Après trois mois de réflexion, un jeune avocat annonce dans une lettre à son père sa décision d’abandonner le barreau : cette pensée lui est venue, dit-il, de « Celui qui seul est maître de nos volontés, et qui les change quand bon lui semble. Je quitte le monde parce qu’il le veut, comme vous-même le quitteriez et votre religion encore, s’il le voulait ; et, sans que j’aie eu de révélations particulières ou de visions extraordinaires, je suis seulement la voix qui m’appelle dans l’Évangile à faire pénitence de mes péchés ».
L’auteur de cette lettre est Antoine Le Maistre. Sa situation personnelle, comme celle de sa famille, est peu ordinaire : Antoine n’a pas encore trente ans lorsqu’il renonce à un avenir déjà prometteur. Isaac, son père, de religion réformée, vit, depuis plusieurs années, séparé de sa femme, Catherine Arnauld, qui s’occupe de leurs cinq fils : un mois après la mort d’Isaac, survenue le 11 septembre 1640, elle prendra l’habit de moniale à Port-Royal, où elle rejoint ses sœurs : Angélique, Agnès, Marie de Sainte-Claire et Madeleine de Sainte-Catherine.
Le 10 janvier 1638, Antoine et Simon Le Maistre s’installent à Port-Royal de Paris, « en un corps d’hôtel qui est sur la rue », et sont bientôt suivis de leurs cinq frères, Louis-Isaac, Jean et Charles : ils y attendent que soit achevé le logis que leur mère fait bâtir dans la cour du monastère. Antoine s’est mis sous la direction de l’abbé de Saint-Cyran, à qui il écrit le 24 octobre 1637: « vous ne sauriez croire combien l’exemple de mon frère Sacy me sert. Nous allons tous les jours ensemble dans le cloître des Chartreux, pour aller prendre l’air, lui et moi. Nous lisons notre leçon de grammaire hébraïque, où nous n’avançons quasi point, n’y mettant qu’une demi-heure, comme vous l’avez ordonné ». Selon les volontés de leur directeur spirituel, les frères Le Maistre accueillent plusieurs enfants dans leur maison afin de les former et de les éduquer d’après les principes saint-cyraniens ; mais ils ne partagent que peu de temps cette vie de Solitaires et de pédagogues : l’arrestation de l’abbé de Saint-Cyran y met un terme provisoire le 14 mai 1638.

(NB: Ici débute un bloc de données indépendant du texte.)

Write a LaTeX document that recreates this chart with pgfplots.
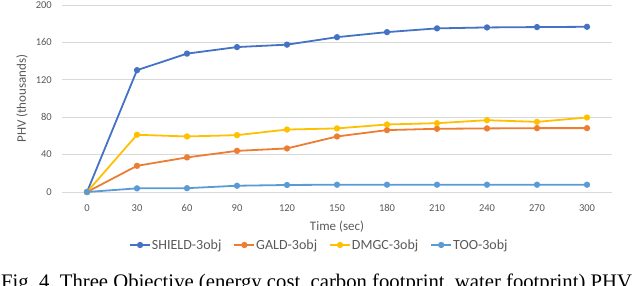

Antoine Le Maistre, qui fut ainsi le premier des Solitaires, va se fixer pour toujours en août 1639 à Port-Royal des Champs, où il mènera une vie cachée et austère. Il continue à s’occuper de certains enfants : Jean Racine entretienda avec lui des relations d’affection particulière. Il consacre beaucoup de temps à écrire des vies de saints et à faire des traductions ; il travaille avec les Solitaires et correspond avec les religieuses. Il meurt après quelques jours de maladie le 4 novembre 1658 : son ancien élève Pierre Thomas du Fossé raconte, dans une longue lettre, les dernières heures de sa vie et sa mort à l’abbaye des Champs.